My area of focus for the duration of the three-day project was the overall UI framework, including the fullscreen editor area, while others took on the other features.

The finished prototype, pictured below, included basic editing functionality, including some special features like pull quotes which had been difficult to create in the previous system, and a properties sidebar that could collapse down to create a distraction-free view.

We also experimented with some other interesting features that we wanted to include in some usability tests. For example, to complement the distraction-free view we created an "easter egg" feature where the user can create a paragraph whose entire text is "[photo]" and have that be immediately replaced by a photo placeholder, allowing the author to go on writing the article and come back and insert the images later by dragging and dropping onto the placeholder.

By the time this prototype was being developed it was largely decided that the new publishing system would be built using AngularJS, so we also used this prototype as an opportunity to feel out that framework and understand how we might use it to build applications in the future.

Enough people were wowed by our prototype that the project ultimately won two hackathon prizes: Best in Publishing and Best in Show.

The team (minus Brad) posing for a cheesy photo after accepting two prizes for our prototype.

After the hackathon the prototype was used in some one-on-one sessions with content authors as an initial round of product investigation for the real composer. Many of the features from the prototype made it into the product in one way or another, including the collapsable sidebar (now even more collapsable after the panels were turned into vertical tabs) and inline editing tools.

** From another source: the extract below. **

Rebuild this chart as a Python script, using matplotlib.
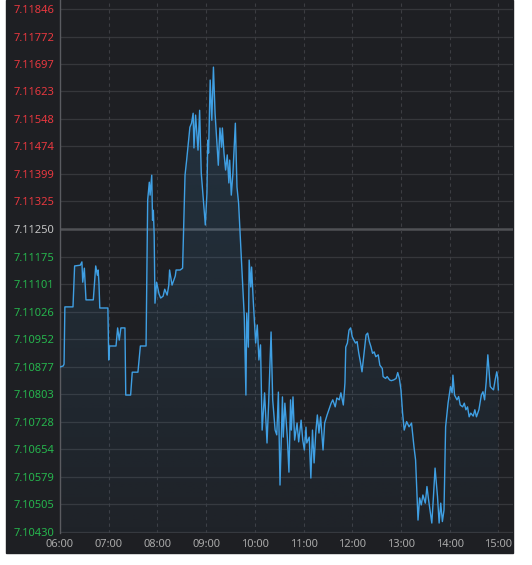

The final product is also written in AngularJS. Although none of the code from the prototype was carried over, we'd learned a bunch about how to put together an AngularJS application and these learnings were passed on to the team that built and now maintains the application.

The prototype informed the design of the composer in Say Media's Tempest media platform, which is now in production.

At the time of writing the new composer is used every day for content production on xoVain and will soon be joined by other Say Media brands as they are migrated onto the Tempest platform.